Waugh, Rex Whistler and the English Martyrs

Peter Hitchens has written an essay entitled “Latimer and Ridley Are Forgotten: A Protestant Understanding of England’s Martyrs.” This appears in the current issue of First Things, a nonsectarian religious journal. He argues that Roman Catholics have more effectively promoted their martyrs in the cause of their religion in England than has been the case with martyrs for the Anglican cause. His arguments are intended to put both sets of martyrdoms into a more balanced historic context.
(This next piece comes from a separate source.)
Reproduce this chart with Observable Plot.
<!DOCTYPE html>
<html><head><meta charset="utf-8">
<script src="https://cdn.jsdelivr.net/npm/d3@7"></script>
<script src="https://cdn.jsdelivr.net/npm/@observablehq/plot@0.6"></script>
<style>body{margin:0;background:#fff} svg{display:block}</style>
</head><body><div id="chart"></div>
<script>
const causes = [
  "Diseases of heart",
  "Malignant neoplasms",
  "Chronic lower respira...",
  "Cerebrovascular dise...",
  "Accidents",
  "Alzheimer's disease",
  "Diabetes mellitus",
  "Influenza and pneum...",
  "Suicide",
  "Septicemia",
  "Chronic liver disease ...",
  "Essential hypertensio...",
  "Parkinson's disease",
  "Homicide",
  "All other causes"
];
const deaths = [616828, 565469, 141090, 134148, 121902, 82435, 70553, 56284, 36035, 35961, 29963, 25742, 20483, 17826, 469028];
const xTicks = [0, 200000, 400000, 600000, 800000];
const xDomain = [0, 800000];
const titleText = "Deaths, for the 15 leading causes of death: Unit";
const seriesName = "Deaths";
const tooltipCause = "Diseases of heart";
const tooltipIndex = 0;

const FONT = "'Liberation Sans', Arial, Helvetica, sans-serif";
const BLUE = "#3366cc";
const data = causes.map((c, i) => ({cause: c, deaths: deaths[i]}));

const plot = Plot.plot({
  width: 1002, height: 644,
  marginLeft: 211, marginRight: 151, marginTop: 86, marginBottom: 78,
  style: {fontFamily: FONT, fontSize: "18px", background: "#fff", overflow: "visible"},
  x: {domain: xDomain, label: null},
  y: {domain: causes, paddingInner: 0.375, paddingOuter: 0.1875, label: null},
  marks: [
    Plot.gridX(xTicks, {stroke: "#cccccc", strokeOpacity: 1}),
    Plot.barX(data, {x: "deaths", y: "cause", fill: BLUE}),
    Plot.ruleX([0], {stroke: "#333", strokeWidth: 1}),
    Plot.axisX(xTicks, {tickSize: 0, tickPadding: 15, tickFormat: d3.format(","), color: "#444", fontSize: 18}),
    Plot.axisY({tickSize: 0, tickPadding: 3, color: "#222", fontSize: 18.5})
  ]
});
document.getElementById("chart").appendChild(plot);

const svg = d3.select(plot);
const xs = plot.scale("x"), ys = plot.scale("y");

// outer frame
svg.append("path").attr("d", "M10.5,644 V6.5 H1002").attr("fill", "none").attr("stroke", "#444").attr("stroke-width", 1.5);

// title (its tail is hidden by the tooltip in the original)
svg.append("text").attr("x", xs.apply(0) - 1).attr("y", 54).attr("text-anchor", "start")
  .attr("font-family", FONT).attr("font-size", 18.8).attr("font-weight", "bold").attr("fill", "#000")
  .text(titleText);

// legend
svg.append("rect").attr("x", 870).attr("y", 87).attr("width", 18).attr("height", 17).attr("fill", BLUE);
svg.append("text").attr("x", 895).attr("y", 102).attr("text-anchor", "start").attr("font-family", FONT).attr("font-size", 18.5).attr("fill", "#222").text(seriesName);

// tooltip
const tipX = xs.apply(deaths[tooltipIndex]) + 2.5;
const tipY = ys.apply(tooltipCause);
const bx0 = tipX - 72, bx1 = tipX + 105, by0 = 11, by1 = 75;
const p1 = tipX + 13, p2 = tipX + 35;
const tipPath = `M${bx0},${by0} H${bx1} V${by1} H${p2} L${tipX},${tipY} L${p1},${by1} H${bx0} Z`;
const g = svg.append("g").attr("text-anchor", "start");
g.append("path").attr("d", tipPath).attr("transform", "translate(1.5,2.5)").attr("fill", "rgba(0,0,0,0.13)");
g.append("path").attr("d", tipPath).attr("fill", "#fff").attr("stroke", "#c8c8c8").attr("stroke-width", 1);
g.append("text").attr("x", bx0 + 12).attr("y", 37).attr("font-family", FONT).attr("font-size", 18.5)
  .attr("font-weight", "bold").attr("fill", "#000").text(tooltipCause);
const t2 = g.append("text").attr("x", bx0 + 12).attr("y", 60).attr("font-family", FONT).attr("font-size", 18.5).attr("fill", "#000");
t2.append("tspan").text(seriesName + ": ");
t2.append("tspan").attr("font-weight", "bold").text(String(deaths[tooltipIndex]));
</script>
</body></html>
In the course of his essay, he refers to a painting depicting Roman Catholic martyrs done by Rex Whistler. According to Hitchens, the Roman Catholics:

… needed a martyrs’ memorial. [Thomas] More and Fisher, like Latimer, Ridley, and Cranmer, were undeniably great and courageous Englishmen, and eloquent ones, too. One especially potent use of their memory can be found in St Wilfrid’s Chapel in the Brompton Oratory in London, perhaps the supreme headquarters of Catholic militancy in England. Above the altar of the English martyrs, in a side chapel of this majestic church, is a powerfully sinister and suggestively grim mural. It looks very old, but it was painted in 1938 by Rex Whistler (who is possibly the model for Charles Ryder in Evelyn Waugh’s Brideshead Revisited). It depicts executions at Tyburn, London’s principal place for such things, and is flanked by idealized portraits of More and Fisher.
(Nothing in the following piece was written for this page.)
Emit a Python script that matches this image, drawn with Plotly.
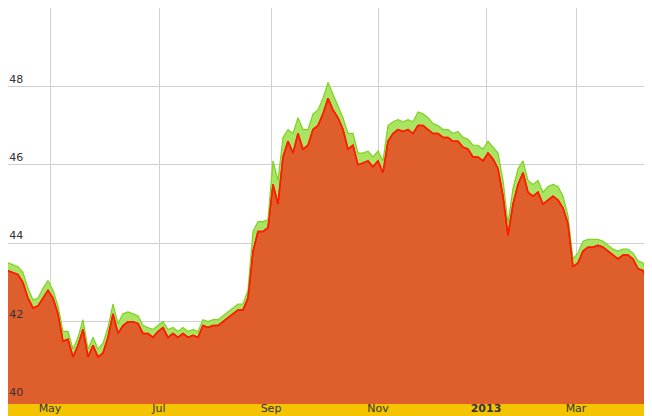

The execution scene is a masterpiece. The callous, lumpish crowd, backs turned on us, watches as several bodies dangle from a triangular gibbet. …  A strong impression of evil and cruelty comes out of the frame, as I am sure it is meant to do. I would not want an impressionable child to see it. It is one of the most powerful pieces of propaganda I have ever experienced. When I recently revisited it, I was astonished to find how small it actually is. I had remembered it as huge.

But it is not quite true. It does not make the point it seeks to make. More and Fisher died for political offenses at the hands of a Catholic coreligionist [Henry VIII] who believed in the Real Presence and other essentials of the unreformed faith until the day he died, excommunication or no excommunication. Nor did More and Fisher die amid the crowded squalor of Tyburn, on a gibbet or in the flames. They were beheaded, a swift and merciful death by the standards of the age, at Tower Hill. Whistler’s gruesome picture…refers to something entirely different.
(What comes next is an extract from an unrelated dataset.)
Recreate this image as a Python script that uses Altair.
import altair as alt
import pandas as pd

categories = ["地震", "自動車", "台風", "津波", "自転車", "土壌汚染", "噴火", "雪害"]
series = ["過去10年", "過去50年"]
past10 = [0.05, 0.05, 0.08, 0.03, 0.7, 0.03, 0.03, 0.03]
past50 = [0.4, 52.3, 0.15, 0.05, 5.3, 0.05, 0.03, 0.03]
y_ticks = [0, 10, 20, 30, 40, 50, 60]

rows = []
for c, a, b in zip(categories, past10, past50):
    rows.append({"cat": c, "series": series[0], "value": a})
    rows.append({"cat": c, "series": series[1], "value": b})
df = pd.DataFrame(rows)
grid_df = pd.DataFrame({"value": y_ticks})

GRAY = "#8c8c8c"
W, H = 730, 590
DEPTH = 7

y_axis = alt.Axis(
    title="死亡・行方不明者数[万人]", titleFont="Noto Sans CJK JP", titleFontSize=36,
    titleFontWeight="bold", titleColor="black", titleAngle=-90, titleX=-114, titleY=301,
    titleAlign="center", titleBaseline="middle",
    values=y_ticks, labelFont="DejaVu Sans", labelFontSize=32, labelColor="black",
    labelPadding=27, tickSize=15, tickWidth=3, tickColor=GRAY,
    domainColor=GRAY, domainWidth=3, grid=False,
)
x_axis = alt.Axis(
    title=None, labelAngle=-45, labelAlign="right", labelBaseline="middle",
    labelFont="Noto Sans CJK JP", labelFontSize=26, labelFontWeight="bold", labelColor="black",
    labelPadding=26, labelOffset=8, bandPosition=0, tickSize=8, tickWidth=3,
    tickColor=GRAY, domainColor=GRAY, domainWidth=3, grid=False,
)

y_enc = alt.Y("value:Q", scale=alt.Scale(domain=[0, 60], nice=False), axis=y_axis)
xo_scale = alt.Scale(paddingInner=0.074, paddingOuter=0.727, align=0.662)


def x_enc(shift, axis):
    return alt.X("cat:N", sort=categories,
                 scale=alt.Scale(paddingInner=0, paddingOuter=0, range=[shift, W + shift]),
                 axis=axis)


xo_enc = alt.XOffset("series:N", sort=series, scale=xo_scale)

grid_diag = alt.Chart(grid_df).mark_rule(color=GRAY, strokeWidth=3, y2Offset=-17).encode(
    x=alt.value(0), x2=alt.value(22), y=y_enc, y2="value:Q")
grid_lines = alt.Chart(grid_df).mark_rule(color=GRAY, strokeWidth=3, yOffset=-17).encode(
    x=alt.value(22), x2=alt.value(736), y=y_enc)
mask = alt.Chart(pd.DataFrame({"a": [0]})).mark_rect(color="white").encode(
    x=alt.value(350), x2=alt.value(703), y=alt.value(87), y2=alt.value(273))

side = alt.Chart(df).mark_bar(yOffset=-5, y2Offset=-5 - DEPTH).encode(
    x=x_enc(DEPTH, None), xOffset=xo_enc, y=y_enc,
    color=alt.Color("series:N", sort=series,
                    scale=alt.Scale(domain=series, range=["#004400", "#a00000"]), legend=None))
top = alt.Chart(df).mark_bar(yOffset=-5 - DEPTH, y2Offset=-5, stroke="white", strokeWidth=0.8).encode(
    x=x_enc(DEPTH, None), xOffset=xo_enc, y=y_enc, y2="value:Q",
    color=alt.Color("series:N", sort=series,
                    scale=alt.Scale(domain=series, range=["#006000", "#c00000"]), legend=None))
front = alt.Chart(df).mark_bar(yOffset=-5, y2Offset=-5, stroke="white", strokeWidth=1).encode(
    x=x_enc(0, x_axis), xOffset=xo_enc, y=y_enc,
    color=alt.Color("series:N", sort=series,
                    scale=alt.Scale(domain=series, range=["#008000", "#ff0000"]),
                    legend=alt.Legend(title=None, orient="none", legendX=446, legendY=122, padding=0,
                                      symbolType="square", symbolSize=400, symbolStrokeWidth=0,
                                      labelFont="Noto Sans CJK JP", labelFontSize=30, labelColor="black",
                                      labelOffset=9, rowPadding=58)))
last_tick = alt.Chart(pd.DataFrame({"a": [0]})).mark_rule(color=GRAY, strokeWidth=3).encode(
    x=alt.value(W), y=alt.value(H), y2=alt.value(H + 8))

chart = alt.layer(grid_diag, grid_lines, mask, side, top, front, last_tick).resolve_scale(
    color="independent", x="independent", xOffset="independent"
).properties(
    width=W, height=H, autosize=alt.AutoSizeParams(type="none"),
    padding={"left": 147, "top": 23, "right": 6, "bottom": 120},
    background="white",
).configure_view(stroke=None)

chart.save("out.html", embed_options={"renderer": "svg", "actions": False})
This is said to be Whistler’s only painting of a religious subject. He was not a Roman Catholic. Waugh knew him through mutual friends such as Diana Cooper. Waugh also used Whistler’s drawings to illustrate his postwar pamphlet Wine in Peace and War and commented on his work in letters and essays. He is also the model for a minor character in Scoop. But so far as I am aware, Waugh never mentions this religious painting in the Brompton Oratory, although he was surely aware if it. It was painted only after Waugh wrote Edmund Campion in 1935, which also deals with the subject of martyrdom. According to Whistler’s biographers, the painting was stolen in 1983, but there are photos on the internet (although these may depict a restored copy). The biographies offer little by way explanation of how Whistler came by the commision to paint it.